YouTube HDR, social HDR, and corporate HDR often max at 1000 nits. A calibrated 1000‑nit GUI monitor like the ASUS ProArt PA32UCG or Apple Pro Display XDR can serve as the primary grading display for those deliverables. The colorist must verify MaxCLL never exceeds the GUI peak.
Indie features targeting festival play then streamer pickup should grade on a 1000‑nit reference. The master can be trimmed down later. Grading on a 300‑nit GUI and hoping for a clean trim pass is a gamble that frequently loses.
Mistakes That Burn Hours: MaxCLL Guessing, Ignoring ABL, Trusting “HDR Preview” Mode
Setting MaxCLL by eye instead of measuring the brightest pixel in the timeline leads to under‑ or over‑reporting. Under‑reporting clips highlights in the deliverable. Over‑reporting wastes code values and reduces precision in the mid‑tones.
Use the DaVinci Resolve “MaxCLL Analyzer” or Dolby CM v4.0 to measure per shot.
Ignoring ABL on OLED causes the colorist to grade brighter than the display can sustain. When the client views on a reference monitor the highlights collapse. The fix is to grade with a 10 % window patch matching the APL of the scene.
That simulates real‑world ABL behavior.
“HDR Preview” mode on an SDR GUI monitor applies a simulated tone map. It does not show true specular detail. Colorists who rely on it miss clipping in the top 10 % of the signal.
The only reliable preview is a calibrated HDR reference display.
Pro Workflow: Daily Probe Check, Weekly LUT, Managed Color, Trim Pass Discipline
Start every session with a probe read against the monitor’s internal test patches. A Klein K10‑A or JETI Specbos 1211 measures 10‑point grayscale, primaries, and peak white. Acceptance tolerance is ΔE <1 for gray balance and <2 % for luminance.
Log the results. If any patch drifts, recalibrate before grading.
Weekly full 3D LUT calibration uses CalMAN, LightSpace, or SpectraCal with a 17³ or 33³ cube. Target ST.2084 PQ curve, BT.2020 primaries, D65 white point. Verify MaxCLL and MaxFALL metadata pass‑through with a Dolby Vision CM v4.0 test signal.
Save the LUT to the monitor’s hardware slot and to the grading system’s output transform.
Grade in DaVinci YRGB Color Managed or ACES 2.0. Set timeline color space to ST.2084 PQ. Set output transform to the monitor’s calibrated profile.
Enable HDR metadata injection per shot.
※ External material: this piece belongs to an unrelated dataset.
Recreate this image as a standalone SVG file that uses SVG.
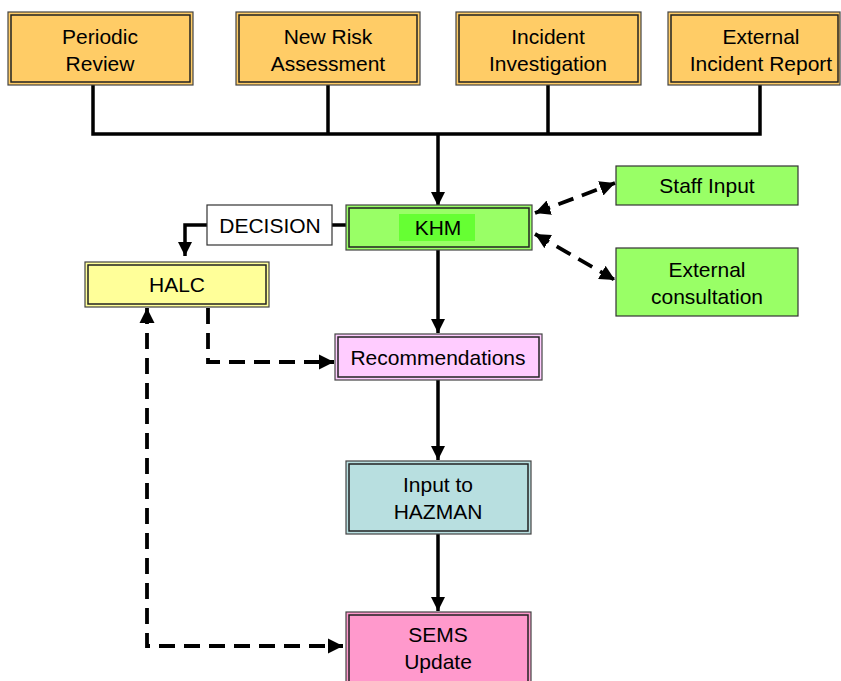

Create the 100‑nit SDR trim pass using Dolby trim analysis or manual grading on a calibrated SDR reference display. Never guess the trim.
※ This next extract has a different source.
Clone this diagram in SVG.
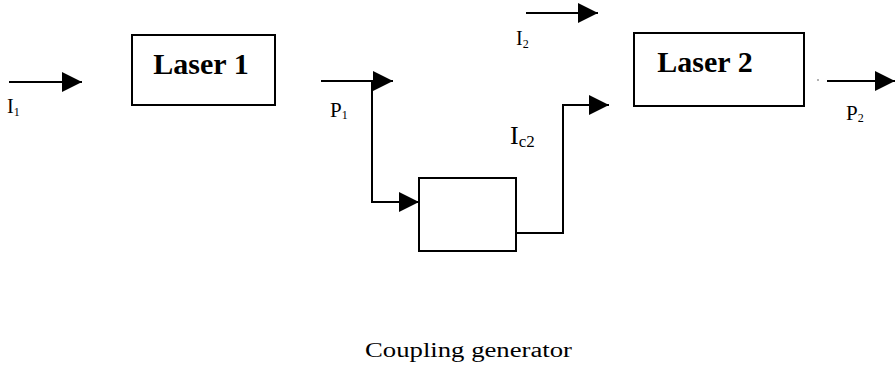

Frequently Asked Questions
Can I grade HDR on an Apple Pro Display XDR?
Yes for 1000‑nit deliverables. The XDR sustains 1000 nits full‑screen and peaks at 1600 nits. It lacks hardware 3D LUT and probe‑level calibration.
Use it as a GUI monitor with a reference display for final QC.
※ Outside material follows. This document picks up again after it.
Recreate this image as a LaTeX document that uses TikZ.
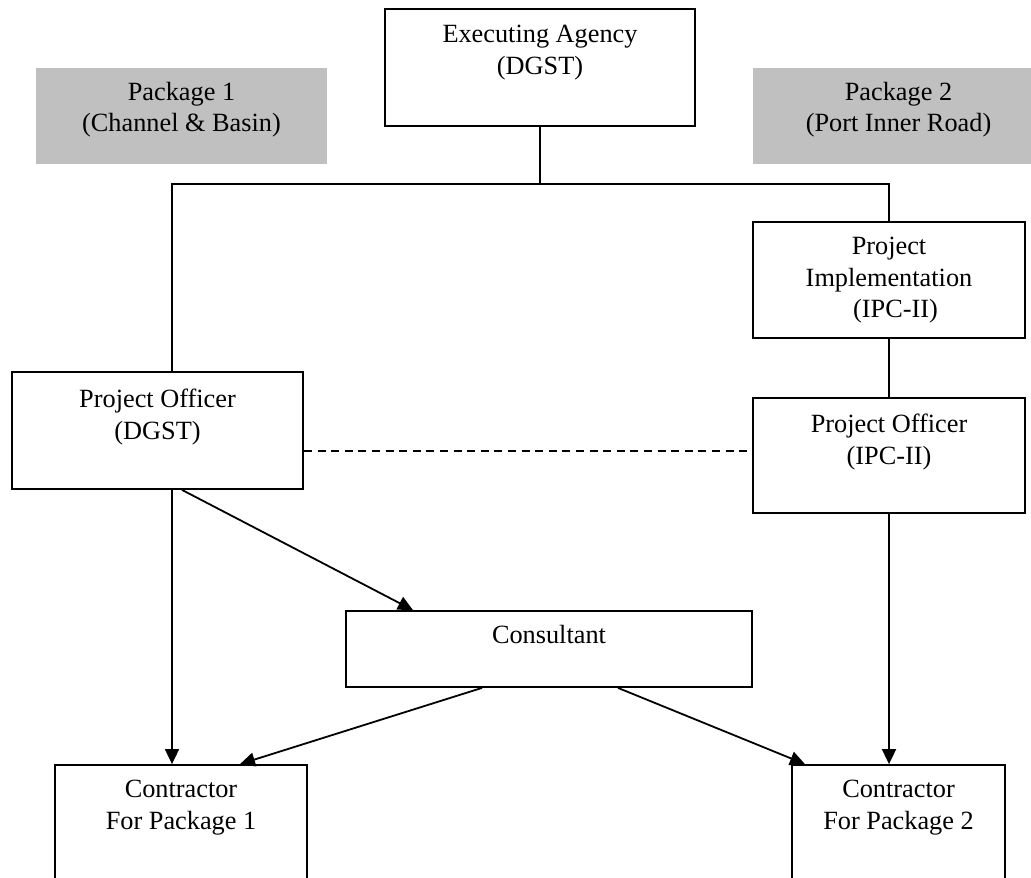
\documentclass[tikz,border=0pt]{standalone}
\usepackage{fontspec}
\setmainfont{Liberation Serif}
\usetikzlibrary{arrows.meta}
\definecolor{pkggray}{RGB}{192,192,192}
\begin{document}
\begin{tikzpicture}[x=1pt,y=-1pt,
  box/.style={draw, line width=1.8pt, inner sep=0pt, fill=white},
  pkg/.style={fill=pkggray, inner sep=0pt},
  txt/.style={font=\fontsize{26.3}{31.5}\selectfont, align=center, inner sep=0pt, anchor=north},
  conn/.style={line width=1.8pt},
  arr/.style={conn, -{Triangle[length=15pt,width=14pt]}},
  dashconn/.style={line width=1.8pt, dash pattern=on 8pt off 5.6pt},
]
\useasboundingbox (0,0) rectangle (1031,878);
\clip (0,0) rectangle (1031,878);

% boxes
\node[box, minimum width=310pt, minimum height=117pt] (exec) at (540,67.5) {};
\node[pkg, minimum width=291pt, minimum height=96pt] (pkg1) at (181.5,116) {};
\node[pkg, minimum width=291pt, minimum height=96pt] (pkg2) at (898.5,116) {};
\node[box, minimum width=272pt, minimum height=116pt] (impl) at (889,280) {};
\node[box, minimum width=291pt, minimum height=117pt] (po1) at (157.5,430.5) {};
\node[box, minimum width=272pt, minimum height=115pt] (po2) at (889,455.5) {};
\node[box, minimum width=406pt, minimum height=76pt] (cons) at (549,649) {};
\node[box, minimum width=252pt, minimum height=140pt] (con1) at (181,835) {};
\node[box, minimum width=213pt, minimum height=140pt] (con2) at (898.5,835) {};

% texts
\node[txt] (exect) at (540,25) {Executing Agency\\(DGST)};
\node[txt] (pkg1t) at (181.5,82) {Package 1\\(Channel \& Basin)};
\node[txt] (pkg2t) at (898.5,82) {Package 2\\(Port Inner Road)};
\node[txt] (implt) at (889,237) {Project\\Implementation\\\hspace*{0.5em}(IPC-II)};
\node[txt] (po1t) at (157.5,389) {Project Officer\\(DGST)};
\node[txt] (po2t) at (889,414) {Project Officer\\(IPC-II)};
\node[txt] (const) at (549,625) {Consultant};
\node[txt] (con1t) at (181,780) {Contractor\\For Package 1};
\node[txt] (con2t) at (898.5,780) {Contractor\\For Package 2};

% junction coordinates
\coordinate (jl) at (172,184);
\coordinate (jr) at (889,184);
\coordinate (dl) at (0,451);

% connectors
\draw[conn] (exec.south) -- (exec.south |- jl);
\draw[conn] (jl |- po1.north) -- (jl) -- (jr) -- (impl.north);
\draw[conn] (impl.south) -- (po2.north);
\draw[dashconn] (po1.east |- dl) -- (po2.west |- dl);
\draw[arr] (po1.south -| jl) -- (con1.north -| jl);
\draw[arr] ([xshift=24.5pt]po1.south) -- ([xshift=-136pt]cons.north);
\draw[arr] ([xshift=-67pt]cons.south) -- ([xshift=59pt]con1.north);
\draw[arr] ([xshift=69pt]cons.south) -- ([xshift=-93.5pt]con2.north);
\draw[arr] (po2.south) -- (po2.south |- con2.north);
\end{tikzpicture}
\end{document}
Are consumer OLEDs like LG C3 suitable for HDR grading?
No. They lack calibration stability, metadata pass‑through, and sustained brightness. ABL aggressively limits full‑screen highlights.
Use only for client preview, never for mastering decisions.
Do I need a 4000‑nit monitor for Dolby Vision?
Only if you are creating a 4000‑nit cinema trim. Most streaming Dolby Vision profiles target 1000‑2000 nits. A 2000‑nit dual‑layer reference monitor covers the vast majority of Dolby Vision deliverables.
What’s the difference between a field monitor and a reference monitor?
Field monitors (SmallHD, Atomos) prioritize brightness, battery, and portability. They drift faster, lack hardware LUTs, and are not Netflix‑approved for mastering. Reference monitors prioritize accuracy, stability, and metadata compliance.
Can I use DaVinci “HDR Preview” on an SDR monitor instead of a reference display?
No. HDR Preview applies a simulated tone map. It does not reveal true specular detail or clipping.
It is useful for rough editing only. Final grade decisions require a calibrated HDR reference display.
How often should I recalibrate a reference monitor?
Daily probe check at session start. Weekly full 3D LUT recalibration. Annual factory recertification for Netflix‑approved facilities.
Skip any step and drift will show up in the grade.